De cuando ser feliz era encontrar el cartón suficiente para forrar los libros. De cuando bastaba con un par de zapatos y un chándal que ha pasado por tres generaciones para vestirse todo el año. De cuando el mayor logro suponía conseguir un lápiz de color por dos sorbos de agua en pleno mes de julio y a 50 grados.
De cuando desayunar consistía básicamente en mojar pan en aceite o en té. De cuando mi madre me lavaba la cara justo en la entrada de la jaima y me la secaba con su preciosa melhfa.
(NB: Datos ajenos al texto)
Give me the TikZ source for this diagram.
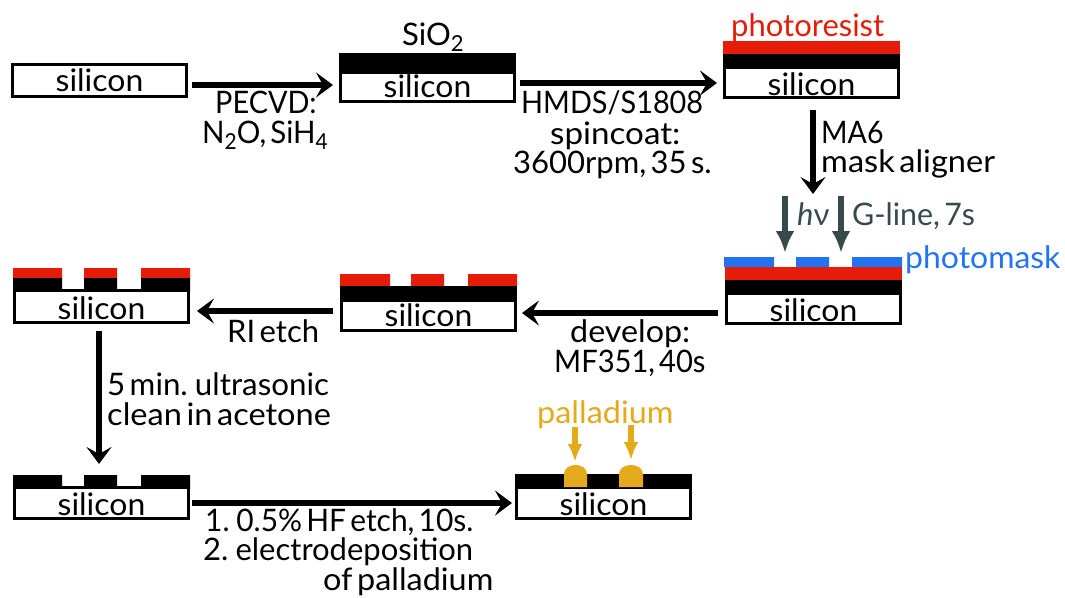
\documentclass[tikz,border=0pt]{standalone}
\usepackage{fontspec}
\usepackage{graphicx}
\setmainfont[WordSpace=0.55]{Lato}
\usetikzlibrary{arrows.meta}
\definecolor{resist}{HTML}{E71B0A}
\definecolor{maskblue}{HTML}{2274F2}
\definecolor{uvgrey}{HTML}{364A4B}
\definecolor{pdgold}{HTML}{E5A91C}
\newcommand{\subs}[1]{\raisebox{-6pt}{\fontsize{22}{22}\selectfont #1}}
\newcommand{\sx}[2]{\scalebox{#1}[1]{#2}}
\newcommand{\sil}{\sx{1.03}{silicon}}
\tikzset{
  x=1pt,y=-1pt,
  txt/.style={anchor=base west,inner sep=0pt,font=\fontsize{31}{33}\selectfont},
  si/.style={draw=black,line width=3pt,fill=white,inner sep=0pt,outer sep=0pt,anchor=north west,minimum width=174pt,font=\fontsize{31}{33}\selectfont},
  low/.style={text height=25pt,text depth=0pt},
  flow/.style={line width=6pt,draw=black,-{Stealth[length=17pt,width=25pt,inset=7pt]}},
  uv/.style={line width=6pt,draw=uvgrey,-{Latex[length=22pt,width=19pt]}},
  pd/.style={line width=6pt,draw=pdgold,-{Latex[length=18pt,width=15pt]}},
}
\begin{document}
\begin{tikzpicture}
\useasboundingbox (0,0) rectangle (1065,597);
% row 1
\node[si,minimum height=32pt] (a) at (12.5,64.5) {\sil};
\fill (339,53) rectangle (516,73);
\node[si,minimum height=29pt] (b) at (340.5,72) {\sil};
\fill[resist] (723,41) rectangle (900,54);
\fill (723,54) rectangle (900,68);
\node[si,low,minimum height=30pt] (c) at (724.5,67.5) {\sil};
\node[txt] (t1) at (402,45) {SiO\subs{2}};
\node[txt,text=resist] (t2) at (731,36) {photoresist};
\draw[flow] ([xshift=5.5pt,yshift=-4.5pt]a.east) -- ([xshift=-7.5pt,yshift=1.5pt]b.west);
\draw[flow] ([xshift=5.5pt,yshift=3.5pt]b.east) -- ([xshift=-7.5pt,yshift=-0.5pt]c.west);
\node[txt] (t3) at (215,113) {\sx{0.93}{PECVD:}};
\node[txt] (t4) at (202,143) {\sx{0.95}{N\subs{2}O, SiH\subs{4}}};
\node[txt] (t5) at (521,113) {\sx{0.93}{HMDS/S1808}};
\node[txt] (t6) at (550,144) {\sx{1.07}{spincoat:}};
\node[txt] (t7) at (513,173) {3600rpm, 35 s.};
% photomask stack
\fill[maskblue] (724,257) rectangle (774,267) (796,257) rectangle (829,267) (852,257) rectangle (902,267);
\fill[resist] (725,267) rectangle (902,280);
\fill (725,280) rectangle (902,294);
\node[si,low,minimum height=30pt] (d) at (726.5,293.5) {\sil};
\draw[flow] ([xshift=1.5pt,yshift=-12.5pt]c.south) -- ([xshift=-0.5pt,yshift=99.5pt]d.north);
\node[txt] (t8) at (821,143) {\sx{0.92}{MA6}};
\node[txt] (t9) at (821,172) {\sx{1.05}{mask aligner}};
\coordinate (u1) at (785,196);
\coordinate (u2) at (841,196);
\coordinate (u3) at (785,253);
\coordinate (u4) at (841,253);
\draw[uv] (u1) -- (u3);
\draw[uv] (u2) -- (u4);
\node[txt,text=uvgrey] (t10) at (797,225) {\textit{h}ν};
\node[txt,text=uvgrey] (t11) at (852,225) {\sx{0.98}{G-line, 7s}};
\node[txt,text=maskblue] (t12) at (905,268) {\sx{1.03}{photomask}};
% row 2 middle
\fill[resist] (340,274) rectangle (390,286) (411,274) rectangle (444,286) (468,274) rectangle (517,286);
\fill (340,286) rectangle (517,301);
\node[si,minimum height=30pt] (e) at (341.5,300) {\sil};
\draw[flow] ([xshift=-8.5pt,yshift=-4.5pt]d.west) -- ([xshift=6.5pt,yshift=2pt]e.east);
\node[txt] (t13) at (570,342) {\sx{1.04}{develop:}};
\node[txt] (t14) at (554,372) {\sx{0.94}{MF351, 40s}};
% row 2 left
\fill[resist] (13,268) rectangle (62,278) (84,268) rectangle (117,278) (141,268) rectangle (190,278);
\fill (13,278) rectangle (62,292) (84,278) rectangle (117,292) (141,278) rectangle (190,292);
\node[si,low,minimum height=32pt] (f) at (14.5,290.5) {\sil};
\draw[flow] ([xshift=-8.5pt,yshift=4pt]e.west) -- ([xshift=8.5pt,yshift=-4.5pt]f.east);
\node[txt] (t15) at (227,342) {RI etch};
% row 3 left
\fill (13,475) rectangle (62,489) (84,475) rectangle (117,489) (141,475) rectangle (190,489);
\node[si,low,minimum height=31pt] (g) at (14.5,487.5) {\sil};
\draw[flow] ([xshift=-2.5pt,yshift=-8.5pt]f.south) -- ([xshift=-2.5pt,yshift=23.5pt]g.north);
\node[txt] (t16) at (107,395) {\sx{1.01}{5 min. ultrasonic}};
\node[txt] (t17) at (107,425) {\sx{1.05}{clean in acetone}};
% row 3 right
\fill (515,474) rectangle (692,489);
\node[si,low,minimum height=31pt] (h) at (516.5,487.5) {\sil};
\fill[pdgold] (564,487) -- (564,474) .. controls (564,468) and (570,465) .. (575.5,465) .. controls (581,465) and (587,468) .. (587,474) -- (587,487) -- cycle;
\fill[pdgold] (619,487) -- (619,474) .. controls (619,468) and (625,465) .. (631,465) .. controls (637,465) and (643,468) .. (643,474) -- (643,487) -- cycle;
\coordinate (p1) at (575,427);
\coordinate (p2) at (575,462);
\coordinate (p3) at (631,425);
\coordinate (p4) at (631,460);
\draw[pd] (p1) -- (p2);
\draw[pd] (p3) -- (p4);
\node[txt,text=pdgold] (t18) at (537,423) {\sx{1.045}{palladium}};
\draw[flow] ([xshift=3.5pt]g.east) -- ([xshift=-4.5pt]h.west);
\node[txt] (t19) at (205,531) {\sx{0.965}{1. 0.5\% HF etch, 10s.}};
\node[txt] (t20) at (203,560) {2. electrodeposition};
\node[txt] (t21) at (323,590) {\sx{1.045}{of palladium}};
\end{tikzpicture}
\end{document}
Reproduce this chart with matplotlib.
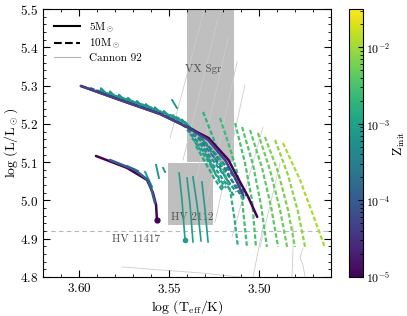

De cuando mi padre me despertaba para rezar todas las madrugadas. De cuando mi juego preferido consistía en pasar las horas muertas en el tejado de casa. De cuando las mejores fiestas se hacían en casa de los abuelos con un candil medio-iluminando la jaima.
De cuando el concepto de fiesta se refería única y exclusivamente a una reunión familiar. De cuando en vísperas de la fiesta del cordero todos querían invitar primero. De cuando nos cogíamos de la mano sin premeditación. Y no entendíamos el porqué. De cuando la palabra era el único medio de credibilidad.
De cuando éramos más de los que éramos capaces de sentir. En definitiva, de cuando, inconscientemente éramos nosotros mismos sin importar el como ni el porqué. Lo éramos y punto. Hablo de cuando éramos unos críos que solo sabían ser felices. Nada más.